次に小沢代表は、麻生首相の見解に賛同はできないが、麻生首相がそこまで問題なしと主張するなら、首相就任時の宣言に基づいて、12月に総選挙を実施するのが筋ではないかと追及した。

極めて単純な論理構成だが、見事な論理の展開だった。小沢氏の理詰めの追及に麻生氏はぐうの音も出なかった。欲を言えば、小沢代表が日本経済悪化の現状をもう少し細かく説明し、全力をあげての政策対応が不可欠であることを強調して欲しかったが、論理の展開としては完璧だった。

麻生氏の「第1次補正で年内の対応は十分」の答弁を受けて小沢氏が、「それだったら12月に十分、総選挙を実施できるじゃないですか」と質した瞬間に、小沢氏が「一本勝ち」で勝利を収めた。この論評を示した御用コメンテーターはいない。
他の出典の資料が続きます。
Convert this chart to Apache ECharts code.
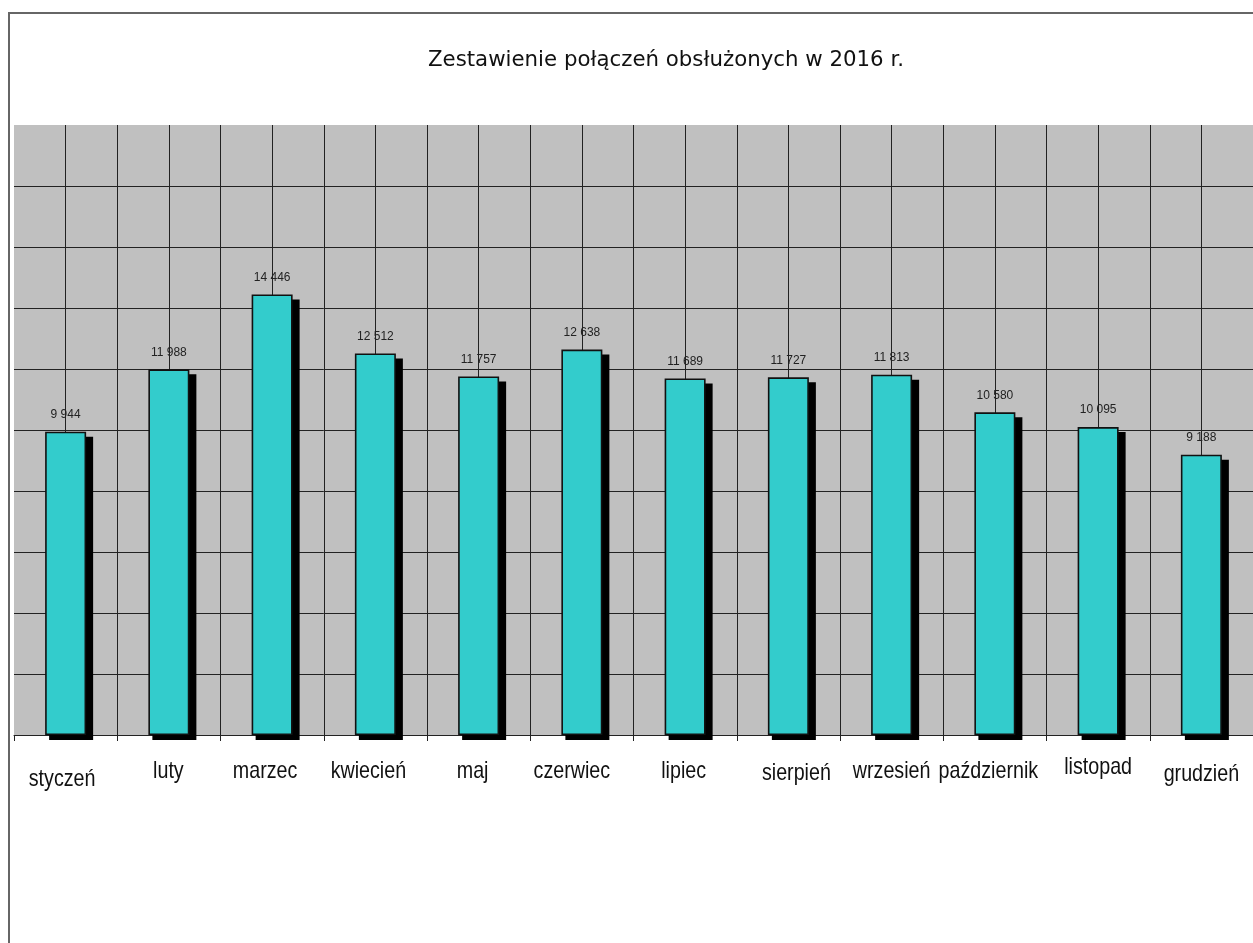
<!DOCTYPE html>
<html>
<head>
<meta charset="utf-8">
<script src="https://cdn.jsdelivr.net/npm/echarts@6/dist/echarts.min.js"></script>
<style>
html,body{margin:0;padding:0;background:#fff;}
#chart{width:1253px;height:943px;}
</style>
</head>
<body>
<div id="chart"></div>
<script>
const titleText = 'Zestawienie połączeń obsłużonych w 2016 r.';
const months = ['styczeń','luty','marzec','kwiecień','maj','czerwiec','lipiec','sierpień','wrzesień','październik','listopad','grudzień'];
const calls = [9944, 11988, 14446, 12512, 11757, 12638, 11689, 11727, 11813, 10580, 10095, 9188];
const valueLabels = ['9 944','11 988','14 446','12 512','11 757','12 638','11 689','11 727','11 813','10 580','10 095','9 188'];

// layout of the category labels as placed in the original (px offsets from the tick centre / base line)
const labelDx = [-3.5, -0.5, -7, -7, -6, -10, -1.5, 8, 0, -6.5, 0, 0];
const labelDy = [8, 0, 0, 0, 0, 0, 0, 2, 0, 0, -4, 3];

const sansFont = "'Liberation Sans', Arial, sans-serif";
const BAR_W = 41;

const chart = echarts.init(document.getElementById('chart'), null, {renderer: 'canvas'});

const baseGraphic = [
  {type: 'rect', shape: {x: 9, y: 13, width: 1300, height: 1000}, style: {fill: 'none', stroke: '#666', lineWidth: 2}, z: 100, silent: true},
  {type: 'text', x: 666, y: 60, style: {text: titleText, fontFamily: "'DejaVu Sans', sans-serif", fontSize: 21.3, fill: '#111', textAlign: 'center', textVerticalAlign: 'middle'}}
];

chart.setOption({
  backgroundColor: '#ffffff',
  animation: false,
  graphic: baseGraphic,
  grid: {left: 14, right: -7, top: 125, bottom: 208, show: true, backgroundColor: '#c0c0c0', borderWidth: 0, containLabel: false},
  xAxis: [
    {
      type: 'category', data: months, boundaryGap: true,
      axisLine: {show: true, lineStyle: {color: '#222', width: 1}},
      axisTick: {show: true, length: 6, interval: 0, lineStyle: {color: '#222'}},
      axisLabel: {show: false},
      splitLine: {show: false}
    },
    {
      type: 'value', min: 0, max: 24, interval: 1, position: 'bottom',
      axisLine: {show: false}, axisTick: {show: false}, axisLabel: {show: false},
      splitLine: {show: true, showMinLine: false, lineStyle: {color: '#222', width: 1}}
    }
  ],
  yAxis: {
    type: 'value', min: 0, max: 20000, interval: 2000,
    axisLine: {show: false}, axisTick: {show: false}, axisLabel: {show: false},
    splitLine: {show: true, showMaxLine: false, lineStyle: {color: '#222', width: 1}}
  },
  series: [
    {
      type: 'custom', xAxisIndex: 0, yAxisIndex: 0, silent: true, z: 2,
      data: months.map((m, i) => [m, calls[i]]),
      encode: {x: 0, y: 1},
      renderItem: (params, api) => {
        const top = api.coord([api.value(0), api.value(1)]);
        const bot = api.coord([api.value(0), 0]);
        return {
          type: 'rect',
          shape: {x: top[0] - BAR_W / 2 + 4, y: top[1] + 5, width: BAR_W + 3, height: bot[1] - top[1]},
          style: {fill: '#000'}
        };
      }
    },
    {
      type: 'bar', xAxisIndex: 0, yAxisIndex: 0, z: 3,
      data: calls, barWidth: BAR_W,
      itemStyle: {color: '#33cccc', borderColor: '#111', borderWidth: 1.6},
      label: {
        show: true, position: 'top', distance: 11,
        formatter: p => valueLabels[p.dataIndex],
        fontFamily: sansFont, fontSize: 12, color: '#222'
      }
    }
  ]
});

// category labels: the original uses a condensed Arial, so draw them with a horizontal squeeze
const baseY = chart.convertToPixel({yAxisIndex: 0}, 0);
const labelGraphics = months.map((m, i) => {
  const x = chart.convertToPixel({xAxisIndex: 0}, m);
  return {
    type: 'text', x: x + labelDx[i], y: baseY + 45 + labelDy[i] - 8.3,
    scaleX: 0.82, scaleY: 1,
    style: {text: m, fontFamily: sansFont, fontSize: 24, fill: '#111', textAlign: 'center', textVerticalAlign: 'middle'},
    silent: true
  };
});
chart.setOption({graphic: baseGraphic.concat(labelGraphics)});
</script>
</body>
</html>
「私好みのimagination」様が指摘するように、麻生氏批判に小沢氏批判が添付されるマスメディア報道は、意図的な情報操作である。今後、小沢氏批判と「偽装CHANGE集団」報道が目立って増加するはずだ。悪徳ペンタゴンの意図を正確に見抜き、官僚主権構造=対米隷属構造を打破するために、必ず本格的な政権交代を実現しなければならない。